見出し画像

美しい英単語 ランキング(4): Silhouette etc.

Beautiful English words と検索すると、美しい言葉を選び出したサイトがたくさん見つかります。

それらのサイトが厳選した言葉は重複しているので、どの言葉が各サイトにおいてどれほど選ばれたかを調べると人気の言葉の序列化が可能なのでした。

一番目に選ばれたのは:

Serendipity

二番目は:

Aurora

三番目は:

Mellifluous、Felicity、Epiphany、Elixir、Ephemeral

四番目は:

Syzygy、Solitude、Panacea、Petrichor

どれもよい言葉ですので、覚えておいて損はないですね。

美しい言葉は例外なく、英語発音は難しいのですが。

五番目の言葉たち

今回の選定において混戦していた美しい言葉たちは、7つのサイトのうち、二つのサイトが美しいと挙げていた言葉。

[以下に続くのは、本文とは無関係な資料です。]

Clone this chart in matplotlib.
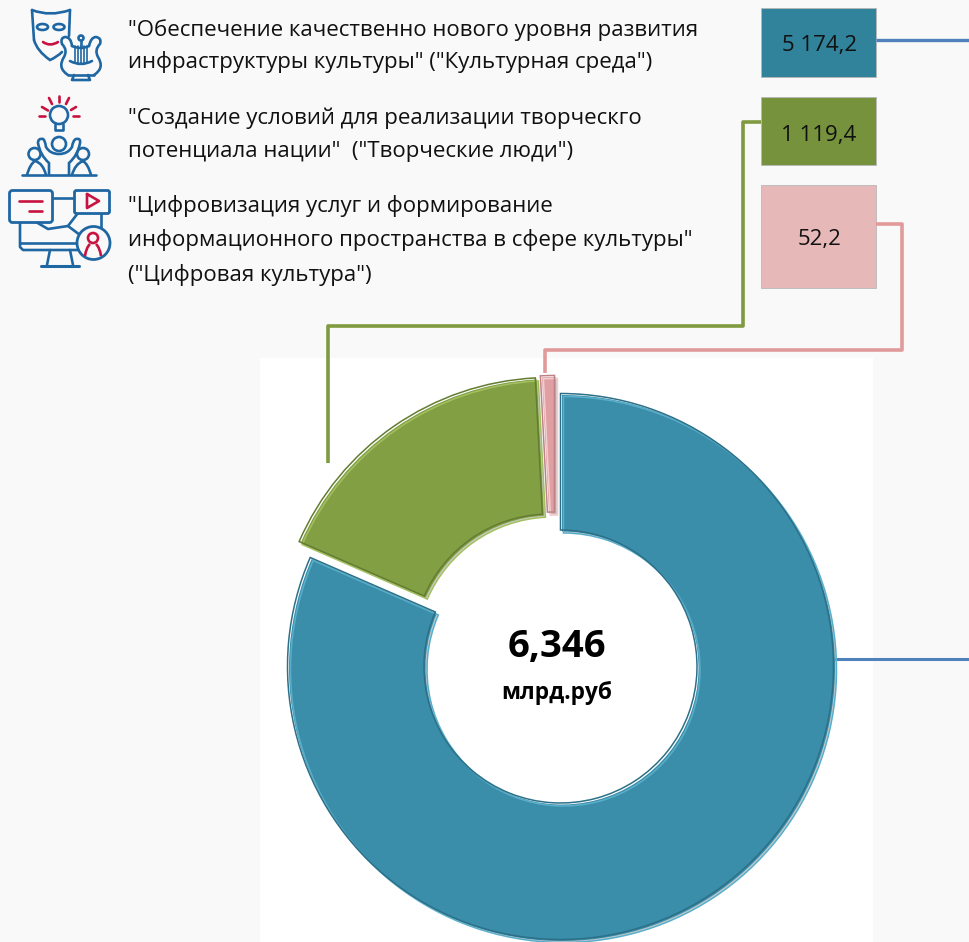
import matplotlib
matplotlib.use('Agg')
import matplotlib.pyplot as plt
import matplotlib.patheffects as pe
from matplotlib.patches import Rectangle, Circle, Ellipse, FancyBboxPatch, PathPatch
from matplotlib.path import Path

plt.rcParams['font.family'] = ['Open Sans', 'DejaVu Sans']

# data
values = [5174.2, 1119.4, 52.2]
value_labels = ['5 174,2', '1 119,4', '52,2']
explode = [0, 0.071, 0.066]
total_label = '6,346'
unit_label = 'млрд.руб'
names = [
    ['"Обеспечение качественно нового уровня развития',
     'инфраструктуры культуры" ("Культурная среда")'],
    ['"Создание условий для реализации творческго',
     'потенциала нации"  ("Творческие люди")'],
    ['"Цифровизация услуг и формирование',
     'информационного пространства в сфере культуры"',
     '("Цифровая культура")'],
]

ring_colors = ['#3a8ea9', '#839f44', '#e0a0a3']
light_colors = ['#58aecb', '#a3c060', '#f4cccc']
dark_colors = ['#2b7088', '#637d30', '#bd8285']
box_colors = ['#31839b', '#76923c', '#e6b8b7']
line_colors = ['#4f81bd', '#7f9a3f', '#e09a9a']
BLUE = '#1f67a3'
RED = '#c8123f'

fig = plt.figure(figsize=(9.69, 9.42), dpi=100, facecolor='#f9f9f9')
ax = fig.add_axes([0, 0, 1, 1])
ax.set_xlim(0, 969)
ax.set_ylim(942, 0)
ax.axis('off')

ax.add_patch(Rectangle((260, 358), 613, 584, fc='white', ec='none'))

# text on the left
name_y = [[30, 62], [118, 151], [206, 240, 275]]
for lines, ys in zip(names, name_y):
    for s, y in zip(lines, ys):
        ax.text(128, y, s, fontsize=16, va='center', ha='left', color='#111111')

# value boxes
box_y = [(8, 69), (97, 68), (185, 103)]
label_pos = [(820, 46), (819, 135), (820, 240)]
for (y, h), c, s, (tx, ty) in zip(box_y, box_colors, value_labels, label_pos):
    ax.add_patch(Rectangle((761, y), 115, h, fc=c, ec='#b8b8b8', lw=0.6))
    ax.text(tx, ty, s, fontsize=16, ha='center', va='center', color='#111111')

# connectors
ax.plot([876, 969], [39.5, 39.5], color=line_colors[0], lw=2.4, solid_capstyle='butt')
ax.plot([835, 969], [659, 659], color=line_colors[0], lw=2.2, solid_capstyle='butt')
ax.plot([761, 743, 743, 328, 328], [122, 122, 326, 326, 463], color=line_colors[1], lw=2.6,
        solid_joinstyle='round', solid_capstyle='butt')
ax.plot([876, 902, 902, 545, 545], [224, 224, 350, 350, 373], color=line_colors[2], lw=2.6,
        solid_joinstyle='round', solid_capstyle='butt')


# icons
def stroke(pts, color=BLUE, lw=1.9, zorder=2):
    ax.plot([p[0] for p in pts], [p[1] for p in pts], color=color, lw=lw, zorder=zorder,
            solid_capstyle='round', solid_joinstyle='round')


def curve(start, *quads, color=BLUE, lw=1.9):
    verts = [start]
    codes = [Path.MOVETO]
    for c, p in quads:
        verts += [c, p]
        codes += [Path.CURVE3, Path.CURVE3]
    ax.add_patch(PathPatch(Path(verts, codes), fc='none', ec=color, lw=lw, capstyle='round'))


def ring(x, y, r, color=BLUE, lw=1.9, fc='none', zorder=2):
    ax.add_patch(Circle((x, y), r, fc=fc, ec=color, lw=lw, zorder=zorder))


# mask and lyre
curve((32, 10), ((50, 17), (70, 10)))
stroke([(32, 10), (34, 40)])
stroke([(70, 10), (69, 36)])
curve((34, 40), ((37, 51), (50, 60)), ((57, 57), (62, 52)))
for ex in [42.5, 59]:
    ax.add_patch(Ellipse((ex, 27), 11, 6, fc='none', ec=BLUE, lw=1.9))
curve((43, 42), ((50, 47), (58, 42)), color=RED)
curve((72, 46), ((71, 37), (65, 37)), ((60, 38), (62, 44)), ((68, 50), (64, 57)),
      ((57, 68), (68, 75)))
curve((89, 46), ((91, 37), (96, 37)), ((102, 38), (100, 44)), ((94, 50), (98, 57)),
      ((105, 68), (94, 75)))
stroke([(68, 75), (94, 75)])
curve((72, 46), ((81, 50), (89, 46)))
curve((70, 61), ((81, 67), (92, 61)))
for sx in [75, 78, 81, 84, 87]:
    stroke([(sx, 46), (sx, 63)], lw=1.2)
ring(81, 38, 2.5)
stroke([(81, 41), (81, 47)])
stroke([(74, 75), (72, 80), (90, 80), (88, 75)])

# bulb and people
for a, b in [((39, 115.5), (45, 115.5)), ((42, 107), (48, 110.5)), ((49, 98), (52, 104)),
             ((59, 96), (59, 102)), ((66, 104), (69, 98)), ((71, 110), (76, 107)),
             ((73, 115.5), (79, 115.5))]:
    stroke([a, b], color=RED)
ring(59, 115, 9)
stroke([(55, 124), (55, 130), (63, 130), (63, 124)])
ring(59, 144, 7)
stroke([(22, 175), (96, 175)])
curve((49, 175), ((49, 168), (49, 163)), ((40, 155), (38, 143)), ((38, 138), (43, 139)),
      ((45, 140), (46, 147)), ((50, 154), (59, 154)), ((68, 154), (72, 147)),
      ((73, 140), (76, 139)), ((81, 138), (80, 143)), ((78, 155), (69, 163)),
      ((69, 168), (69, 175)))
ring(34.5, 154, 6)
ring(83, 154, 6)
curve((27, 175), ((30, 164), (35, 161)), ((43, 163), (46, 175)))
curve((72, 175), ((75, 164), (83, 161)), ((88, 164), (91, 175)))

# screen, chat and user
ax.add_patch(FancyBboxPatch((11, 192), 40, 29, boxstyle='round,pad=1.5,rounding_size=3',
                            fc='#f9f9f9', ec=BLUE, lw=2.0, zorder=3))
ax.add_patch(FancyBboxPatch((76, 192), 32, 20, boxstyle='round,pad=1.5,rounding_size=2',
                            fc='#f9f9f9', ec=BLUE, lw=2.0, zorder=3))
stroke([(19, 201), (42, 201)], color=RED, zorder=4)
stroke([(29, 211), (42, 211)], color=RED, zorder=4)
stroke([(87, 194), (87, 208), (99, 201), (87, 194)], color=RED, zorder=4)
stroke([(52, 198), (74, 198)])
stroke([(20, 222), (20, 247), (23, 250), (80, 250)])
stroke([(20, 243), (78, 243)])
stroke([(101, 213), (101, 228)])
stroke([(36, 222), (48, 229), (68, 226), (78, 213)])
stroke([(68, 226), (80, 235)])
stroke([(50, 250), (47, 265)])
stroke([(70, 250), (73, 265)])
stroke([(41, 266), (79, 266)], lw=2.2)
ring(93.5, 243, 16.5, fc='#f9f9f9', lw=2.0, zorder=3)
ax.add_patch(Circle((93, 238), 5, fc='none', ec=RED, lw=1.9, zorder=4))
for start, c, end in [((85, 256), (86, 248), (90, 244)), ((101, 256), (100, 248), (96, 244))]:
    ax.add_patch(PathPatch(Path([start, c, end], [Path.MOVETO, Path.CURVE3, Path.CURVE3]),
                           fc='none', ec=RED, lw=1.9, zorder=4))

# donut
cx, cy, ring_r, half = 562, 668, 273, 300
dax = fig.add_axes([(cx - half) / 969, 1 - (cy + half) / 942, 2 * half / 969, 2 * half / 942])
dax.patch.set_visible(False)

base, _ = dax.pie(values, explode=explode, startangle=90, counterclock=False, colors=ring_colors,
                  wedgeprops=dict(width=0.5, lw=0))
# pink slice sits a bit left of its radial position
base[2].set_center((-0.022, 0.066))
for w in base:
    w.set_path_effects([pe.SimplePatchShadow(offset=(1, -1), alpha=0.25), pe.Normal()])


# bevel: an outline shifted inward on one side only, cut to the slice
def bevel(colors, dx, dy):
    strokes, _ = dax.pie(values, explode=explode, startangle=90, counterclock=False,
                         wedgeprops=dict(width=0.5, fc='none', lw=1.1))
    for w, b, c in zip(strokes, base, colors):
        w.set_facecolor('none')
        w.set_edgecolor(c)
        w.set_center((b.center[0] + dx, b.center[1] + dy))
        w.set_clip_path(b)


bevel(light_colors, 0.0055, -0.0055)
bevel(dark_colors, -0.0055, 0.0055)

dax.set_xlim(-half / ring_r, half / ring_r)
dax.set_ylim(-half / ring_r, half / ring_r)
dax.set_frame_on(False)

ax.set_zorder(0)
dax.set_zorder(1)
dax.text(-5 / ring_r, 21 / ring_r, total_label, fontsize=27.5, fontweight='bold', ha='center', va='center', color='black')
dax.text(-5 / ring_r, -25 / ring_r, unit_label, fontsize=16.3, fontweight='bold', ha='center', va='center', color='black')

fig.savefig('out.png', dpi=100, facecolor=fig.get_facecolor())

つまり五つのサイトはそれらを選ばなかったと言えるわけですが、それだけにこの辺りは個人的な好みによるところが大きいですね。

日本の学校の英語の授業にも出てくるような、よく知られた言葉

  • Blossoming /ˈblɑsʌmɪŋ/: やはり言葉の意味するものが美しいことが絶対的。音だけでも原語的に美しい言葉は後述するように存在しますが、やはり言葉が言い表す対象が大事。日本人の誰もが好きなのは、Blossoming Cherry Trees(咲いている桜)。A cherry blossom で桜の花。でも英語としては進行形 Blossoming(咲いている)の方がより美しい。BLの部分が子音連結で難しい発音ですが、Bに母音のウを入れないように美しく英語らしく発音して下さい。

南半球NZの10月の我が家の桜(笑)
  • Bungalow /bˈʌŋgəlòʊ/:  カタカナでバンガローですが、英語発音はあくまで「ンガロゥ」で二重母音。これを知っているか知らないかで美しい音になるかの分かれ目になります。

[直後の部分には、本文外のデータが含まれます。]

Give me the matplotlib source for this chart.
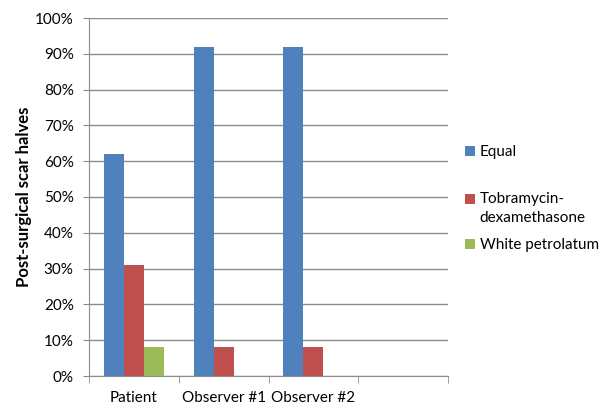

  • Eloquence /éləkwəns/: 雄弁のこと。英語世界では自己主張できる口達者なことが大切なので雄弁さはある意味美徳なのですね。発音は最初の音にアクセント、「エロークァンス」は間違いで、「ロクァンス」。

  • Silhouette /sìluét(米語) ˌsɪlʌˈwet(英語)/: わたしの大好きな言葉。もっと上位に含まれていなかったのはどうしてなのかと訝りたくなります。シルエット、影絵、輪郭のこと。日本語のカタカナ語とは違って「スィルエット、またはスィラウェット」。アクセントの位置にご注意。

  • Tranquility /trænkwíləṭi/: これももっと上位ランキングに入っていてほしかった言葉。カタカナで無理やり書いて「トゥランクィルティ」。落ち着きや平静であることなどよりも、「静謐」という美しい漢語がわたしが最もお気に入りな日本語訳。心静かであること。SilentやQuietは動きや音が欠如している状態のことで、これらの言葉には心安らかという意味は語源的にはありません。

続いては上級者向きな美しい響きの言葉たち

  • Sequoia /sɪkwˈɔɪə(米語), səˈkwɔɪ.ə(英語)/ ヒノキ科の巨木セコイア。アメリカ西部沿岸地域に生息する世界一背の高い木。カタカナで無理やり書くと「スィクウィア、またはサクウィア」。アクセントのあるQの部分が美しく響きます。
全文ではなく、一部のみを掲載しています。